Daiana Santos (PCdoB) afirmou que já haviam solicitado a vacinação em massa, algo necessário para a volta às aulas, não apenas para os professores, mas também para os alunos. “Mas a gente sabe que não tem vacina para todo mundo”, disse. Sobre o fechamento do ensino médio das escolas Emílio Meyer e Liberato Vieira da Cunha, disse que foi procurada pelas direções das instituições e prontamente trouxe o tema para o âmbito da Cece, que, segundo ela, é o espaço de escuta e que tem por dever ampliar o debate sobre a situação que se desenrola desde o governo anterior. “Esse é um espaço que pertence ao povo, não a mim ou a outros vereadores, para contribuir com um diálogo construtivo, respeitoso e educado para buscar soluções com serenidade e responsabilidade pelo espaço que essas escolas têm nas suas comunidades.” A vereadora cobrou o envio dos dados dos estudos citados pela secretária da Educação sobre as escolas de ensino médio municipais.

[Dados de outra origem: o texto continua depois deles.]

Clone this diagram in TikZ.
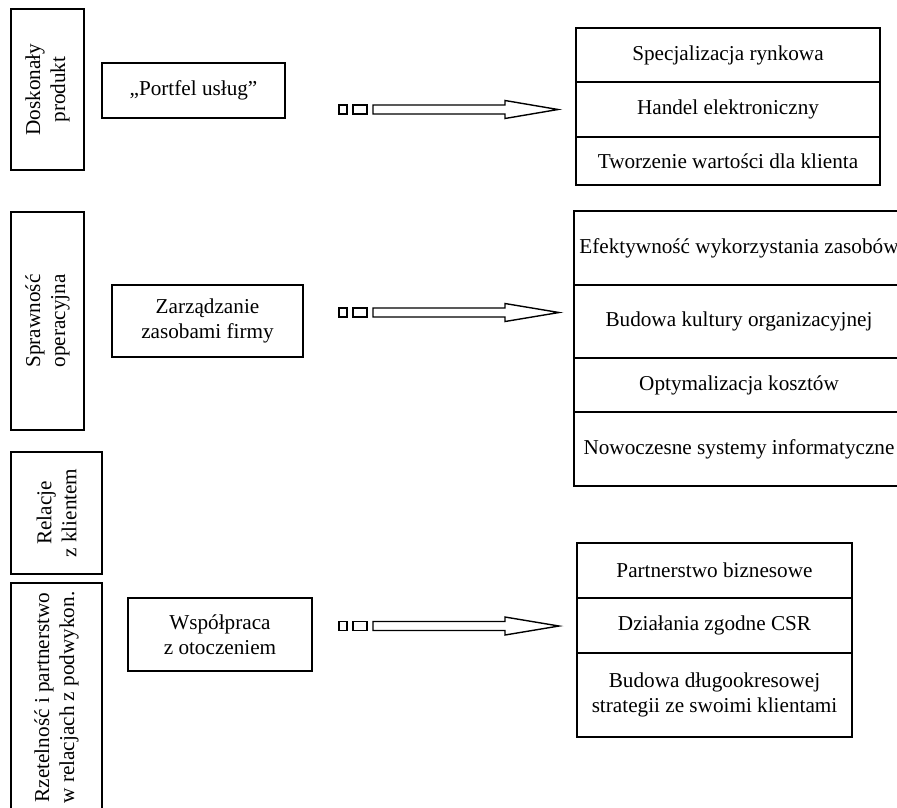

Daiana ainda destacou, sobre a pauta da alimentação, que ela não chega à população mais pobre. Lembrou que, recentemente, foi dito pelo secretário do Desenvolvimento Econômico, no âmbito da Comissão, que as cestas existiam e as demandas deviam ser levadas aos CRAS. “Com a pandemia vem a fome, o desespero, profissionais em risco, comunidades desamparadas. É um grande desafio. Não dá para ficar colocando como um problema de um lado ou do outro, mas é da cidade. Há um abismo digital, insegurança alimentar e outras questões que precisam ser enfrentadas”, declarou.
Mari Pimentel (Novo), que presidiu a segunda parte da reunião, destacou que é preciso avaliar as políticas públicas “não pelas intenções, mas pelos resultados”. Para ela, existem distorções nos números comparativos entre as escolas da rede estadual e as do município. “Tem um corpo docente envolvido, empenhado, mas os números não corroboram que a educação municipal está melhor que a do Estado”, disse ao cobrar maior participação do segmento pai no debate, para buscar condições de “melhorar a taxa de evasão escolar, notas no Enem e Índice de Desenvolvimento da Educação Básica (Ideb)”.
Participaram ainda da reunião os vereadores Giovane Byl (PTB) e Bruna Rodrigues (PCdoB), além de outros representantes do Executivo, entidades de servidores e representantes das comunidades da escolas Emílio Meyer e Liberato Salzano Vieira da Cunha.